The success or failure of churn analysis depends on how thoughtfully and strategically you handle the data. If you aren’t careful, you may miss insights on how to effectively retain your customers. Here are best practices that will help you make the most of your efforts:

  • Confirm data quality and integrity: The foundation of effective churn analysis is high-quality data. Make sure the data is accurate, complete, and up-to-date. Regularly clean and validate your data to avoid skewed analysis because of incorrect or outdated information.

  • Implement a holistic data strategy: Integrate data from all customer touch points and channels. This includes transaction data, interaction logs, support tickets, and indirect feedback from social media. A comprehensive data set provides a more complete picture of the customer experience.

  • Use advanced analytics techniques: Employ sophisticated analytical methods such as machine-learning algorithms, cluster analysis, and predictive modeling. These techniques can generate deeper insights and forecast trends more accurately than traditional statistical methods.

  • Customize analysis for different customer segments: Recognize that different customer segments may have different churn drivers. Tailor your analysis to these segments to develop more targeted and effective retention strategies.

  • Focus on actionable insights: Though it’s important to understand the “why” behind churn, the ultimate goal is to identify information you can act on. Focus on extracting guidance from the data that can directly inform strategy and decision-making.

  • Continuously test: Regularly test different retention strategies and monitor their impact on churn rates. Use A/B testing and control groups to evaluate the effectiveness of various tactics in a controlled environment.
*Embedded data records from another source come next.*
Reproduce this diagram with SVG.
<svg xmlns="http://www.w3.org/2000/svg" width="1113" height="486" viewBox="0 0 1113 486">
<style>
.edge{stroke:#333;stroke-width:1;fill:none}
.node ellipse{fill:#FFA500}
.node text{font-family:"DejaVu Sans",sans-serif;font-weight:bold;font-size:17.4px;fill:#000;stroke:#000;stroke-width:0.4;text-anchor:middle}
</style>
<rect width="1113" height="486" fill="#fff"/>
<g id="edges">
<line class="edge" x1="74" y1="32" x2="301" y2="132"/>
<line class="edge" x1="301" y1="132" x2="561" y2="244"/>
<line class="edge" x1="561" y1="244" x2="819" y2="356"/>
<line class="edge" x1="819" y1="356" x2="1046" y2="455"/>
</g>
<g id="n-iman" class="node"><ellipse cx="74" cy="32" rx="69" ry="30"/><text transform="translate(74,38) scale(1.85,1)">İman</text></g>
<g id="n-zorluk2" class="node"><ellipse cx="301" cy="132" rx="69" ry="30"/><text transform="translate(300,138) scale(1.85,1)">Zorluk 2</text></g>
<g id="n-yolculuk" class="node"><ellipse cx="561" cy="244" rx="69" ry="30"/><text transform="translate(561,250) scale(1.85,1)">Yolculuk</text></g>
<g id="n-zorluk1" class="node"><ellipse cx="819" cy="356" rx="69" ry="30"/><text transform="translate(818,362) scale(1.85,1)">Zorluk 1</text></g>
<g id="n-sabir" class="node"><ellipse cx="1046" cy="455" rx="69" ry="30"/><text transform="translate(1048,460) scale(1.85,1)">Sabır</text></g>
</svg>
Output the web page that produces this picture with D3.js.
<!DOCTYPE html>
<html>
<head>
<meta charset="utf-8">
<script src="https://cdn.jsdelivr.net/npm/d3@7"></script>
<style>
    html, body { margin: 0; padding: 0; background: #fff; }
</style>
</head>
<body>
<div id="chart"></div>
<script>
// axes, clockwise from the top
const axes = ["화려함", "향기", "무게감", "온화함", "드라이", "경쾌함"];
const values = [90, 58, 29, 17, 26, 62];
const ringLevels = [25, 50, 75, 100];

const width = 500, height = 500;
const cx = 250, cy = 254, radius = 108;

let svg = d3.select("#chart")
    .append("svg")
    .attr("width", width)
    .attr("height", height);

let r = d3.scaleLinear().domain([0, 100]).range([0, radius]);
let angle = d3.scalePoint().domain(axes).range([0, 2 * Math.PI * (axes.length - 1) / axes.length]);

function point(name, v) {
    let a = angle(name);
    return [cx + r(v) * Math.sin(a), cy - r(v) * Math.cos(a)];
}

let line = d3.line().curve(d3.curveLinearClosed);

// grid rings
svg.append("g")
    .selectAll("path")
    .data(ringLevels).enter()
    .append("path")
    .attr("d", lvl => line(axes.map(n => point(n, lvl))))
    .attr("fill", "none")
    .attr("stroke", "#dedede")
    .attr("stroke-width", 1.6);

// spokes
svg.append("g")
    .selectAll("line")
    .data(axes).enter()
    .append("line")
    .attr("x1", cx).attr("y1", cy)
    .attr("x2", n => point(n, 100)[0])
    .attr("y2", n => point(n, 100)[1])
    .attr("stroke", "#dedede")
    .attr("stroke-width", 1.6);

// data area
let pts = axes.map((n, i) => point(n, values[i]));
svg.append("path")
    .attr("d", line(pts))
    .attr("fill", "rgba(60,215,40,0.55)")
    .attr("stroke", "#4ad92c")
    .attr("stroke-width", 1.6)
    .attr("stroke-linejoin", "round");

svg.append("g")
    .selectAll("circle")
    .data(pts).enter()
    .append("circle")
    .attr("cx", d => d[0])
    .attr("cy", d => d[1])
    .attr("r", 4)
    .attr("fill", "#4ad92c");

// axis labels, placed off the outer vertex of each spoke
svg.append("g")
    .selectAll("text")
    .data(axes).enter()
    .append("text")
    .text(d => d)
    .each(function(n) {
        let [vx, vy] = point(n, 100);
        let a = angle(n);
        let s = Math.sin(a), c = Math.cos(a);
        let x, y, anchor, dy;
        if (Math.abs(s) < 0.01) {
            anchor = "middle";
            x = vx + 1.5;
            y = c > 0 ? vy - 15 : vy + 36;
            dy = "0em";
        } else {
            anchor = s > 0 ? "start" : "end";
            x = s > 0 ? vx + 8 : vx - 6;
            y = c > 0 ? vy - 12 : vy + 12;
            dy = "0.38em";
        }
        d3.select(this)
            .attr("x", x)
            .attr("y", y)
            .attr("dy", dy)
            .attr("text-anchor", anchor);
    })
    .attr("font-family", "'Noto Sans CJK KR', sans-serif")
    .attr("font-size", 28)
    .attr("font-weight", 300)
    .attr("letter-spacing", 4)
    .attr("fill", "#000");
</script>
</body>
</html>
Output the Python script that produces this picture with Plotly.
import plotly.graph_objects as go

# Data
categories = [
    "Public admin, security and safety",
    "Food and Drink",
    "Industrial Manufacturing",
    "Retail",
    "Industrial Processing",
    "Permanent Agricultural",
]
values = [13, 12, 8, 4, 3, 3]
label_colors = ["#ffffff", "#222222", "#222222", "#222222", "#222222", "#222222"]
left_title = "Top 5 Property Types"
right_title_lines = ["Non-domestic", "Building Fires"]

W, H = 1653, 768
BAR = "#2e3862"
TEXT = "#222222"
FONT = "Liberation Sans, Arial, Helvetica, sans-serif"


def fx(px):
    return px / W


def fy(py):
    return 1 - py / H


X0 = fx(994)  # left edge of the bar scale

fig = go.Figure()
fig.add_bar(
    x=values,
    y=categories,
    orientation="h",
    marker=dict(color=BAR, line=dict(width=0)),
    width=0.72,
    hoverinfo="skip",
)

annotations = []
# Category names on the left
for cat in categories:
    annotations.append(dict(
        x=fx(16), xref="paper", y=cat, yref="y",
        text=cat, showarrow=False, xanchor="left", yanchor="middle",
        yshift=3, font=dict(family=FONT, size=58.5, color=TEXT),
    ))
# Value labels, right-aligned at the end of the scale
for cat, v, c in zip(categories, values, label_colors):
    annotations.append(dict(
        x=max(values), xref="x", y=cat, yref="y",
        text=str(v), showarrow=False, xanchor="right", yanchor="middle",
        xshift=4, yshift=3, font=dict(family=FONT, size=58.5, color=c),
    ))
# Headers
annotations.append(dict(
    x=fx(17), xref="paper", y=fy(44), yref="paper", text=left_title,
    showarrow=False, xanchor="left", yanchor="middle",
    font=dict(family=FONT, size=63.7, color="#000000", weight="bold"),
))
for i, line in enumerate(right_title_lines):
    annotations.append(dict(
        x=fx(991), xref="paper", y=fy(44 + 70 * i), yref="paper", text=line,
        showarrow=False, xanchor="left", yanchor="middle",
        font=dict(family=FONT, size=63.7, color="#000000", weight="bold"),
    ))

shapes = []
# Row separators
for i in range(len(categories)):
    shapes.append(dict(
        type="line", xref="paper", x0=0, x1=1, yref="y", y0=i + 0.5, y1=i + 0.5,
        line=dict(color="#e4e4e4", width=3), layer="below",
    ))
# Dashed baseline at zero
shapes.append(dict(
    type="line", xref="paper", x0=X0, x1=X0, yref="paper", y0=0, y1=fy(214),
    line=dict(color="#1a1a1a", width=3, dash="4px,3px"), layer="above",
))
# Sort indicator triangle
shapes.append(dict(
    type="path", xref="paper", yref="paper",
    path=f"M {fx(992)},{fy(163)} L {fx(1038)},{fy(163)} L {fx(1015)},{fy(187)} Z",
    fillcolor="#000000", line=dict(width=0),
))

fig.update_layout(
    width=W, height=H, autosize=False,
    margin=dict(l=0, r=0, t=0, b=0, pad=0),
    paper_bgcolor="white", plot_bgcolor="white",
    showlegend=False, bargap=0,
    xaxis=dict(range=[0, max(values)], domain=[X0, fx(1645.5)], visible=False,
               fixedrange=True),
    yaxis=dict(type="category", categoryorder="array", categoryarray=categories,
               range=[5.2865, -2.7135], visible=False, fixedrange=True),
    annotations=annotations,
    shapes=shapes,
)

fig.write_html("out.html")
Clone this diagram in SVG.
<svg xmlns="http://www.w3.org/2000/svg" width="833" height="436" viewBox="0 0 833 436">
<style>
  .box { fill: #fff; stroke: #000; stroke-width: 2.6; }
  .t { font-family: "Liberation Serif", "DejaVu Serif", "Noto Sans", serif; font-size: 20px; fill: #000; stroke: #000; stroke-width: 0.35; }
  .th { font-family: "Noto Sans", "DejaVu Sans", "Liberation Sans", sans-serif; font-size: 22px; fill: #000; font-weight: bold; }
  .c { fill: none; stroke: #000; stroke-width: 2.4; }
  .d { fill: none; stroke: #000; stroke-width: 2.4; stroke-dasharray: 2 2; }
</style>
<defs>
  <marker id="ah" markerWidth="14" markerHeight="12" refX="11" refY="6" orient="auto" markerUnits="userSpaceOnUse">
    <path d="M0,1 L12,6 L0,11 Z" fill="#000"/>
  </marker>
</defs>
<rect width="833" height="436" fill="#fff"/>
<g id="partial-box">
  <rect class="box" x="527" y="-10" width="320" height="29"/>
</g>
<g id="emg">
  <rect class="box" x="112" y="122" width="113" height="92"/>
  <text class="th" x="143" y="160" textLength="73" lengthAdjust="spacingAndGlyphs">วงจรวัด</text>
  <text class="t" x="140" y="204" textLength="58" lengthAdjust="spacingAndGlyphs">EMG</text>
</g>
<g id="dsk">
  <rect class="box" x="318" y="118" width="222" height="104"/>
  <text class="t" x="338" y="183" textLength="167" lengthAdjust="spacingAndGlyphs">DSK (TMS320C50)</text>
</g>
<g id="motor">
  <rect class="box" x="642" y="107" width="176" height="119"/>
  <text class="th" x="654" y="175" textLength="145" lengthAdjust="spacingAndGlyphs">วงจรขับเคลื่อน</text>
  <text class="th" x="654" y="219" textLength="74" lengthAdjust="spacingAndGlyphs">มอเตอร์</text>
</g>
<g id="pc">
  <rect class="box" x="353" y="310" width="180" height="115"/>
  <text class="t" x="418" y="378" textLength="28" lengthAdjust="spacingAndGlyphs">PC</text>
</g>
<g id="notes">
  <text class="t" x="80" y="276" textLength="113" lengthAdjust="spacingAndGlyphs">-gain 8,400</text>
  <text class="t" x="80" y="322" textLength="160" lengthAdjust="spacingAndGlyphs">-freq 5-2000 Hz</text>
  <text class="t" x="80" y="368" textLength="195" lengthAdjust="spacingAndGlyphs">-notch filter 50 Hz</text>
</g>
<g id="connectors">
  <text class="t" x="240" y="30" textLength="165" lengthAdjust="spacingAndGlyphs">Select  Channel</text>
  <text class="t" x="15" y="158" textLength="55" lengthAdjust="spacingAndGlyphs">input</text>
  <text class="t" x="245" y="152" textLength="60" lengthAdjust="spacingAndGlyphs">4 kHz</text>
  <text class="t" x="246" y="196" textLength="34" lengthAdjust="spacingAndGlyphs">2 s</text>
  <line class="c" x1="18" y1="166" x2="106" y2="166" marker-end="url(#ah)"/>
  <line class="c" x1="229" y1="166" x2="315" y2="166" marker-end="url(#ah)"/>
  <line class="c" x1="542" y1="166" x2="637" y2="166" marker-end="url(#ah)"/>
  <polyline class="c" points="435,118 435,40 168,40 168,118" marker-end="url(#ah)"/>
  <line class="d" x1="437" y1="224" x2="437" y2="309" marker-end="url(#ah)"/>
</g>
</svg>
  • Integrate churn analysis into business strategy: Churn analysis shouldn’t be a siloed activity. Its findings should inform broader business strategies, including product development, marketing, customer service, and pricing models.

  • Employ real-time analytics: Use real-time analytics to quickly identify at-risk customers and take immediate action. This could involve automated triggers for personalized offers or alerts to customer service teams for immediate intervention.

  • Train employees: Ensure that employees across the organization know the importance of churn and how they can contribute to retention efforts. This includes training customer-facing staff to recognize and respond to churn risk indicators.

  • Create a feedback loop for continuous improvement: Establish a feedback loop where the business can use insights from churn analysis to refine products, services, and customer interactions. Regularly review and update your analysis techniques and strategies to adapt to changing customer behaviors and market conditions.

  • Adhere to legal and ethical considerations: Comply with all legal and ethical guidelines in data collection, storage, and analysis, especially regarding customer privacy and data security. Transparency with customers about data usage can also foster trust and loyalty.

  • Use external benchmarks and industry insights: Average churn rates vary widely depending on the nature of the business. Compare your churn rates with industry benchmarks and trends to give you a comprehensive view of your business metrics, provide additional context, and identify areas in which your business is underperforming or excelling.

Adopting these best practices can help guarantee a comprehensive, sophisticated, and effective approach to churn analysis, enabling businesses to reduce churn and improve customer retention.

How Stripe can help

Churn analysis is fueled by data about customer behavior and internal operations, specifically related to payments, billing, and pricing—all key areas in which Stripe supports businesses. Here’s an overview of how Stripe can help improve your churn analysis:

  • Comprehensive payment data: Stripe provides detailed data on every transaction, including successful and failed payments, refunds, and chargebacks. This data helps identify trends related to payment issues that may lead to churn.

  • Billing and subscription insights: With Stripe’s subscription and billing tools, businesses can track customer subscription lifecycles, including upgrades, downgrades, and cancellations. These insights are invaluable for identifying how changes in billing and service plans affect customer retention.

  • Failed payment analysis: Stripe reports on failed payments, which helps businesses address payment issues that could lead to involuntary churn. Identifying and rectifying these issues promptly can substantially reduce churn rates.

  • Customizable pricing models: Stripe lets businesses experiment with different pricing structures and models. This flexibility helps them determine the most effective pricing strategy for different customer segments, which can affect churn.

  • Automated dunning management: Stripe’s automated dunning process helps businesses manage overdue payments effectively. By automating reminders and retrying failed payments, Stripe reduces involuntary churn because of payment failures.

  • Advanced analytics and reporting tools: Stripe offers advanced analytics and reporting features that help businesses track key metrics related to customer payments and understand which factors drive churn.

  • Integration with analytics and customer relationship management (CRM) platforms: Stripe’s easy integration with leading analytics and CRM platforms lets businesses combine payment data with customer interaction data for a more comprehensive churn analysis.

  • Fraud detection and prevention: Stripe’s sophisticated fraud detection tools help minimize fraudulent transactions, which can affect customer trust and contribute to churn.

  • Global payment data insights: For businesses operating internationally, Stripe provides insights into global payment trends and customer preferences. This can help global businesses comprehend churn in different markets.

  • Customer support and dispute resolution tools: Stripe offers tools to manage customer disputes and support inquiries efficiently. Quick and effective resolution of disputes can improve customer satisfaction and reduce churn.